EXERCISE TASK ▸ Repeat the listing exactly as given, omitting every image.

DATA SECTION ▸
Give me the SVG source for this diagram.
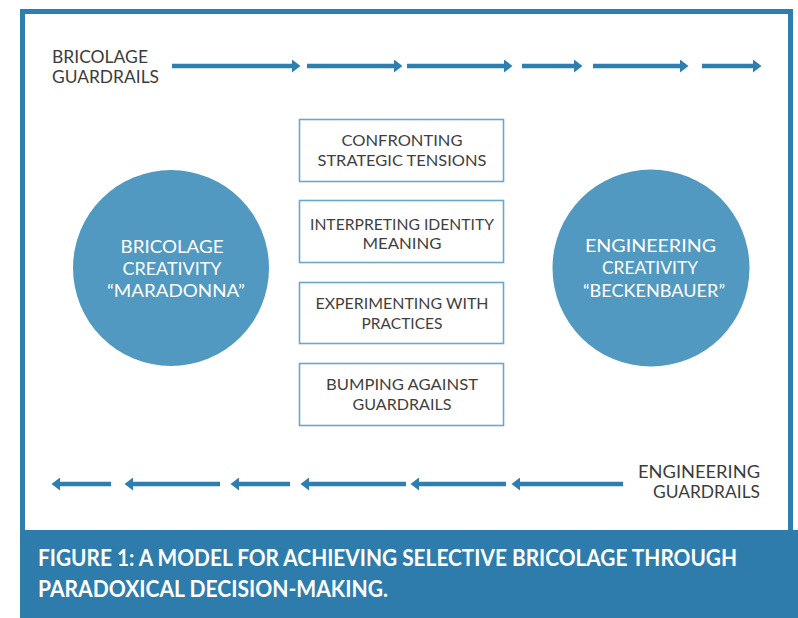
<svg xmlns="http://www.w3.org/2000/svg" width="798" height="618" viewBox="0 0 798 618">
  <style>
    .lbl { font-family: Lato, "Liberation Sans", sans-serif; fill: #3c3c3c; font-size: 17px; }
    .box rect { fill: #ffffff; stroke: #6aa7cd; stroke-width: 1.6; }
    .box text { font-family: Lato, "Liberation Sans", sans-serif; fill: #3f3f3f; font-size: 14.5px; text-anchor: middle; }
    .hub circle { fill: #5199c0; }
    .hub text { font-family: Lato, "Liberation Sans", sans-serif; fill: #ffffff; font-size: 18px; text-anchor: middle; }
    .cap { font-family: Lato, "Liberation Sans", sans-serif; fill: #ffffff; font-size: 22px; font-weight: bold; }
    .flow line { stroke: #2e7fb0; stroke-width: 4.6; }
  </style>
  <defs>
    <marker id="head" markerUnits="userSpaceOnUse" markerWidth="9" markerHeight="13" refX="2" refY="6.5" orient="auto">
      <path d="M0,0 L8.5,6.5 L0,13 Z" fill="#2e7fb0"/>
    </marker>
  </defs>

  <!-- page background -->
  <rect x="0" y="0" width="798" height="618" fill="#ffffff"/>

  <!-- outer frame -->
  <rect x="22.5" y="11.5" width="768" height="522" fill="#ffffff" stroke="#2e7fb0" stroke-width="5"/>

  <!-- caption band -->
  <g id="caption">
    <rect x="20" y="530" width="778" height="88" fill="#2d7cac"/>
    <text class="cap" x="38" y="566" textLength="699" lengthAdjust="spacingAndGlyphs">FIGURE 1: A MODEL FOR ACHIEVING SELECTIVE BRICOLAGE THROUGH</text>
    <text class="cap" x="38" y="597" textLength="350" lengthAdjust="spacingAndGlyphs">PARADOXICAL DECISION-MAKING.</text>
  </g>

  <!-- guardrail labels -->
  <g id="bricolage-guardrails">
    <text class="lbl" x="52" y="63" textLength="96" lengthAdjust="spacingAndGlyphs">BRICOLAGE</text>
    <text class="lbl" x="52" y="83" textLength="107" lengthAdjust="spacingAndGlyphs">GUARDRAILS</text>
  </g>
  <g id="engineering-guardrails">
    <text class="lbl" x="638" y="478" textLength="122" lengthAdjust="spacingAndGlyphs">ENGINEERING</text>
    <text class="lbl" x="653" y="498" textLength="107" lengthAdjust="spacingAndGlyphs">GUARDRAILS</text>
  </g>

  <!-- connectors: dashed arrow rows -->
  <g id="connectors" class="flow">
    <line x1="172" y1="66" x2="294" y2="66" marker-end="url(#head)"/>
    <line x1="307" y1="66" x2="396" y2="66" marker-end="url(#head)"/>
    <line x1="407" y1="66" x2="506" y2="66" marker-end="url(#head)"/>
    <line x1="522" y1="66" x2="576" y2="66" marker-end="url(#head)"/>
    <line x1="593" y1="66" x2="682" y2="66" marker-end="url(#head)"/>
    <line x1="702" y1="66" x2="755" y2="66" marker-end="url(#head)"/>

    <line x1="111" y1="484" x2="58" y2="484" marker-end="url(#head)"/>
    <line x1="220" y1="484" x2="131" y2="484" marker-end="url(#head)"/>
    <line x1="290" y1="484" x2="237" y2="484" marker-end="url(#head)"/>
    <line x1="406" y1="484" x2="307" y2="484" marker-end="url(#head)"/>
    <line x1="506" y1="484" x2="417" y2="484" marker-end="url(#head)"/>
    <line x1="623" y1="484" x2="518" y2="484" marker-end="url(#head)"/>
  </g>

  <!-- creativity poles -->
  <g id="bricolage-creativity" class="hub">
    <circle cx="171" cy="268" r="98"/>
    <text x="172" y="253" textLength="103" lengthAdjust="spacingAndGlyphs">BRICOLAGE</text>
    <text x="172" y="275" textLength="99" lengthAdjust="spacingAndGlyphs">CREATIVITY</text>
    <text x="176" y="297" textLength="138" lengthAdjust="spacingAndGlyphs">“MARADONNA”</text>
  </g>
  <g id="engineering-creativity" class="hub">
    <circle cx="651" cy="268" r="98.5"/>
    <text x="650.5" y="252" textLength="131" lengthAdjust="spacingAndGlyphs">ENGINEERING</text>
    <text x="650" y="274" textLength="96" lengthAdjust="spacingAndGlyphs">CREATIVITY</text>
    <text x="654" y="297" textLength="142" lengthAdjust="spacingAndGlyphs">“BECKENBAUER”</text>
  </g>

  <!-- decision steps -->
  <g id="step-confronting" class="box">
    <rect x="299.5" y="119.5" width="204" height="62"/>
    <text x="402" y="146" textLength="121" lengthAdjust="spacingAndGlyphs">CONFRONTING</text>
    <text x="402" y="165.5" textLength="169" lengthAdjust="spacingAndGlyphs">STRATEGIC TENSIONS</text>
  </g>
  <g id="step-interpreting" class="box">
    <rect x="299.5" y="200.5" width="204" height="62"/>
    <text x="402" y="230" textLength="184" lengthAdjust="spacingAndGlyphs">INTERPRETING IDENTITY</text>
    <text x="402" y="249" textLength="79" lengthAdjust="spacingAndGlyphs">MEANING</text>
  </g>
  <g id="step-experimenting" class="box">
    <rect x="299.5" y="282.5" width="204" height="61"/>
    <text x="402" y="309" textLength="173" lengthAdjust="spacingAndGlyphs">EXPERIMENTING WITH</text>
    <text x="402" y="328.5" textLength="81" lengthAdjust="spacingAndGlyphs">PRACTICES</text>
  </g>
  <g id="step-bumping" class="box">
    <rect x="299.5" y="363.5" width="204" height="62"/>
    <text x="402" y="390" textLength="152" lengthAdjust="spacingAndGlyphs">BUMPING AGAINST</text>
    <text x="402" y="409.5" textLength="99" lengthAdjust="spacingAndGlyphs">GUARDRAILS</text>
  </g>
</svg>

OUTPUT FOR THIS EXERCISE ▸
Give me the SVG source for this diagram.
<svg xmlns="http://www.w3.org/2000/svg" width="798" height="618" viewBox="0 0 798 618">
  <style>
    .lbl { font-family: Lato, "Liberation Sans", sans-serif; fill: #3c3c3c; font-size: 17px; }
    .box rect { fill: #ffffff; stroke: #6aa7cd; stroke-width: 1.6; }
    .box text { font-family: Lato, "Liberation Sans", sans-serif; fill: #3f3f3f; font-size: 14.5px; text-anchor: middle; }
    .hub circle { fill: #5199c0; }
    .hub text { font-family: Lato, "Liberation Sans", sans-serif; fill: #ffffff; font-size: 18px; text-anchor: middle; }
    .cap { font-family: Lato, "Liberation Sans", sans-serif; fill: #ffffff; font-size: 22px; font-weight: bold; }
    .flow line { stroke: #2e7fb0; stroke-width: 4.6; }
  </style>
  <defs>
    <marker id="head" markerUnits="userSpaceOnUse" markerWidth="9" markerHeight="13" refX="2" refY="6.5" orient="auto">
      <path d="M0,0 L8.5,6.5 L0,13 Z" fill="#2e7fb0"/>
    </marker>
  </defs>

  <!-- page background -->
  <rect x="0" y="0" width="798" height="618" fill="#ffffff"/>

  <!-- outer frame -->
  <rect x="22.5" y="11.5" width="768" height="522" fill="#ffffff" stroke="#2e7fb0" stroke-width="5"/>

  <!-- caption band -->
  <g id="caption">
    <rect x="20" y="530" width="778" height="88" fill="#2d7cac"/>
    <text class="cap" x="38" y="566" textLength="699" lengthAdjust="spacingAndGlyphs">FIGURE 1: A MODEL FOR ACHIEVING SELECTIVE BRICOLAGE THROUGH</text>
    <text class="cap" x="38" y="597" textLength="350" lengthAdjust="spacingAndGlyphs">PARADOXICAL DECISION-MAKING.</text>
  </g>

  <!-- guardrail labels -->
  <g id="bricolage-guardrails">
    <text class="lbl" x="52" y="63" textLength="96" lengthAdjust="spacingAndGlyphs">BRICOLAGE</text>
    <text class="lbl" x="52" y="83" textLength="107" lengthAdjust="spacingAndGlyphs">GUARDRAILS</text>
  </g>
  <g id="engineering-guardrails">
    <text class="lbl" x="638" y="478" textLength="122" lengthAdjust="spacingAndGlyphs">ENGINEERING</text>
    <text class="lbl" x="653" y="498" textLength="107" lengthAdjust="spacingAndGlyphs">GUARDRAILS</text>
  </g>

  <!-- connectors: dashed arrow rows -->
  <g id="connectors" class="flow">
    <line x1="172" y1="66" x2="294" y2="66" marker-end="url(#head)"/>
    <line x1="307" y1="66" x2="396" y2="66" marker-end="url(#head)"/>
    <line x1="407" y1="66" x2="506" y2="66" marker-end="url(#head)"/>
    <line x1="522" y1="66" x2="576" y2="66" marker-end="url(#head)"/>
    <line x1="593" y1="66" x2="682" y2="66" marker-end="url(#head)"/>
    <line x1="702" y1="66" x2="755" y2="66" marker-end="url(#head)"/>

    <line x1="111" y1="484" x2="58" y2="484" marker-end="url(#head)"/>
    <line x1="220" y1="484" x2="131" y2="484" marker-end="url(#head)"/>
    <line x1="290" y1="484" x2="237" y2="484" marker-end="url(#head)"/>
    <line x1="406" y1="484" x2="307" y2="484" marker-end="url(#head)"/>
    <line x1="506" y1="484" x2="417" y2="484" marker-end="url(#head)"/>
    <line x1="623" y1="484" x2="518" y2="484" marker-end="url(#head)"/>
  </g>

  <!-- creativity poles -->
  <g id="bricolage-creativity" class="hub">
    <circle cx="171" cy="268" r="98"/>
    <text x="172" y="253" textLength="103" lengthAdjust="spacingAndGlyphs">BRICOLAGE</text>
    <text x="172" y="275" textLength="99" lengthAdjust="spacingAndGlyphs">CREATIVITY</text>
    <text x="176" y="297" textLength="138" lengthAdjust="spacingAndGlyphs">“MARADONNA”</text>
  </g>
  <g id="engineering-creativity" class="hub">
    <circle cx="651" cy="268" r="98.5"/>
    <text x="650.5" y="252" textLength="131" lengthAdjust="spacingAndGlyphs">ENGINEERING</text>
    <text x="650" y="274" textLength="96" lengthAdjust="spacingAndGlyphs">CREATIVITY</text>
    <text x="654" y="297" textLength="142" lengthAdjust="spacingAndGlyphs">“BECKENBAUER”</text>
  </g>

  <!-- decision steps -->
  <g id="step-confronting" class="box">
    <rect x="299.5" y="119.5" width="204" height="62"/>
    <text x="402" y="146" textLength="121" lengthAdjust="spacingAndGlyphs">CONFRONTING</text>
    <text x="402" y="165.5" textLength="169" lengthAdjust="spacingAndGlyphs">STRATEGIC TENSIONS</text>
  </g>
  <g id="step-interpreting" class="box">
    <rect x="299.5" y="200.5" width="204" height="62"/>
    <text x="402" y="230" textLength="184" lengthAdjust="spacingAndGlyphs">INTERPRETING IDENTITY</text>
    <text x="402" y="249" textLength="79" lengthAdjust="spacingAndGlyphs">MEANING</text>
  </g>
  <g id="step-experimenting" class="box">
    <rect x="299.5" y="282.5" width="204" height="61"/>
    <text x="402" y="309" textLength="173" lengthAdjust="spacingAndGlyphs">EXPERIMENTING WITH</text>
    <text x="402" y="328.5" textLength="81" lengthAdjust="spacingAndGlyphs">PRACTICES</text>
  </g>
  <g id="step-bumping" class="box">
    <rect x="299.5" y="363.5" width="204" height="62"/>
    <text x="402" y="390" textLength="152" lengthAdjust="spacingAndGlyphs">BUMPING AGAINST</text>
    <text x="402" y="409.5" textLength="99" lengthAdjust="spacingAndGlyphs">GUARDRAILS</text>
  </g>
</svg>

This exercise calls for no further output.